For this exercise, repeat all of the material verbatim apart from its images.

* [Given information]
>>>>>

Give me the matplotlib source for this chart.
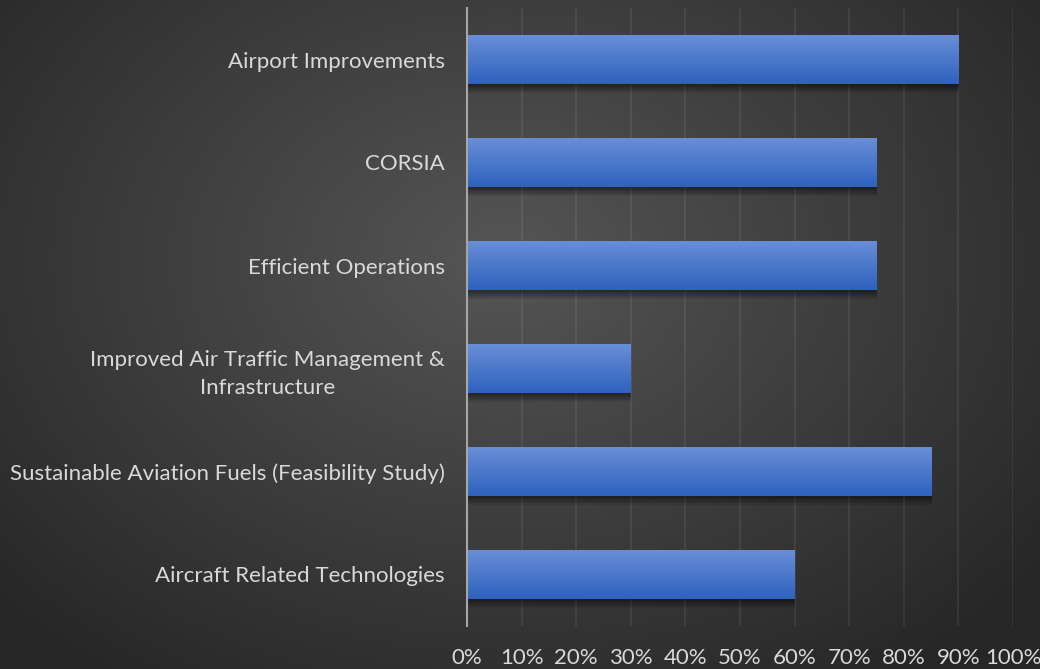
import matplotlib
matplotlib.use('Agg')
import matplotlib.pyplot as plt
import matplotlib.patheffects as pe
import numpy as np

# 数据
categories = ['Airport Improvements', 'CORSIA', 'Efficient Operations',
              'Improved Air Traffic Management &\nInfrastructure',
              'Sustainable Aviation Fuels (Feasibility Study)',
              'Aircraft Related Technologies']
values = [90, 75, 75, 30, 85, 60]
x_ticks = [0, 10, 20, 30, 40, 50, 60, 70, 80, 90, 100]
x_tick_labels = ['0%', '10%', '20%', '30%', '40%', '50%', '60%', '70%', '80%', '90%', '100%']

plt.rcParams['font.family'] = ['Lato', 'DejaVu Sans']

fig = plt.figure(figsize=(10.4, 6.69), dpi=100)

# 背景径向渐变
bg = fig.add_axes([0, 0, 1, 1])
bg.set_axis_off()
yy, xx = np.mgrid[0:669, 0:1040]
r = np.sqrt(((xx - 500) / 560.0) ** 2 + ((yy - 260) / 420.0) ** 2)
shade = np.clip(0.335 - 0.15 * r, 0.15, 0.34)
bg.imshow(np.dstack([shade, shade, shade]), extent=[0, 1, 0, 1], aspect='auto', origin='upper')
bg.set_xlim(0, 1)
bg.set_ylim(0, 1)

ax = fig.add_axes([467 / 1040, 1 - 626 / 669, (1013 - 467) / 1040, (626 - 8) / 669])
ax.patch.set_alpha(0)

y = np.arange(len(categories))
shadow = [pe.SimplePatchShadow(offset=(0.5, -d), shadow_rgbFace='black', alpha=0.09) for d in (1, 2, 3, 4, 5, 6)]
bars = ax.barh(y, values, height=0.48, color='#4472c4', zorder=3,
               path_effects=shadow + [pe.Normal()])

# 柱子渐变
grad = np.linspace(0, 1, 100).reshape(-1, 1)
top = np.array([0x6a, 0x8f, 0xd8]) / 255
bot = np.array([0x2e, 0x62, 0xbe]) / 255
img = (top[None, None, :] * (1 - grad[..., None]) + bot[None, None, :] * grad[..., None])
for bar in bars:
    x0, y0 = bar.get_x(), bar.get_y()
    w, h = bar.get_width(), bar.get_height()
    im = ax.imshow(img, extent=[x0, x0 + w, y0 + h, y0], aspect='auto', zorder=4, origin='upper')
    im.set_clip_path(bar)

ax.set_xlim(0, 100)
ax.set_ylim(len(categories) - 0.5, -0.5)
ax.set_xticks(x_ticks)
ax.set_xticklabels(x_tick_labels)
ax.set_yticks(y)
ax.set_yticklabels(categories, ha='right', multialignment='center', linespacing=1.45)
ax.tick_params(axis='both', length=0, colors='#d9d9d9', labelsize=16)
ax.tick_params(axis='x', pad=16)
ax.tick_params(axis='y', pad=16)

ax.grid(True, axis='x', color='white', alpha=0.07, linewidth=1.5, zorder=1)
for s in ['top', 'right', 'bottom']:
    ax.spines[s].set_visible(False)
ax.spines['left'].set_color('#a6a6a6')
ax.spines['left'].set_linewidth(1.5)
ax.spines['left'].set_zorder(5)

fig.savefig('out.png', dpi=100)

<<<<<

* [Answer for the task]
Give me the matplotlib source for this chart.
import matplotlib
matplotlib.use('Agg')
import matplotlib.pyplot as plt
import matplotlib.patheffects as pe
import numpy as np

# 数据
categories = ['Airport Improvements', 'CORSIA', 'Efficient Operations',
              'Improved Air Traffic Management &\nInfrastructure',
              'Sustainable Aviation Fuels (Feasibility Study)',
              'Aircraft Related Technologies']
values = [90, 75, 75, 30, 85, 60]
x_ticks = [0, 10, 20, 30, 40, 50, 60, 70, 80, 90, 100]
x_tick_labels = ['0%', '10%', '20%', '30%', '40%', '50%', '60%', '70%', '80%', '90%', '100%']

plt.rcParams['font.family'] = ['Lato', 'DejaVu Sans']

fig = plt.figure(figsize=(10.4, 6.69), dpi=100)

# 背景径向渐变
bg = fig.add_axes([0, 0, 1, 1])
bg.set_axis_off()
yy, xx = np.mgrid[0:669, 0:1040]
r = np.sqrt(((xx - 500) / 560.0) ** 2 + ((yy - 260) / 420.0) ** 2)
shade = np.clip(0.335 - 0.15 * r, 0.15, 0.34)
bg.imshow(np.dstack([shade, shade, shade]), extent=[0, 1, 0, 1], aspect='auto', origin='upper')
bg.set_xlim(0, 1)
bg.set_ylim(0, 1)

ax = fig.add_axes([467 / 1040, 1 - 626 / 669, (1013 - 467) / 1040, (626 - 8) / 669])
ax.patch.set_alpha(0)

y = np.arange(len(categories))
shadow = [pe.SimplePatchShadow(offset=(0.5, -d), shadow_rgbFace='black', alpha=0.09) for d in (1, 2, 3, 4, 5, 6)]
bars = ax.barh(y, values, height=0.48, color='#4472c4', zorder=3,
               path_effects=shadow + [pe.Normal()])

# 柱子渐变
grad = np.linspace(0, 1, 100).reshape(-1, 1)
top = np.array([0x6a, 0x8f, 0xd8]) / 255
bot = np.array([0x2e, 0x62, 0xbe]) / 255
img = (top[None, None, :] * (1 - grad[..., None]) + bot[None, None, :] * grad[..., None])
for bar in bars:
    x0, y0 = bar.get_x(), bar.get_y()
    w, h = bar.get_width(), bar.get_height()
    im = ax.imshow(img, extent=[x0, x0 + w, y0 + h, y0], aspect='auto', zorder=4, origin='upper')
    im.set_clip_path(bar)

ax.set_xlim(0, 100)
ax.set_ylim(len(categories) - 0.5, -0.5)
ax.set_xticks(x_ticks)
ax.set_xticklabels(x_tick_labels)
ax.set_yticks(y)
ax.set_yticklabels(categories, ha='right', multialignment='center', linespacing=1.45)
ax.tick_params(axis='both', length=0, colors='#d9d9d9', labelsize=16)
ax.tick_params(axis='x', pad=16)
ax.tick_params(axis='y', pad=16)

ax.grid(True, axis='x', color='white', alpha=0.07, linewidth=1.5, zorder=1)
for s in ['top', 'right', 'bottom']:
    ax.spines[s].set_visible(False)
ax.spines['left'].set_color('#a6a6a6')
ax.spines['left'].set_linewidth(1.5)
ax.spines['left'].set_zorder(5)

fig.savefig('out.png', dpi=100)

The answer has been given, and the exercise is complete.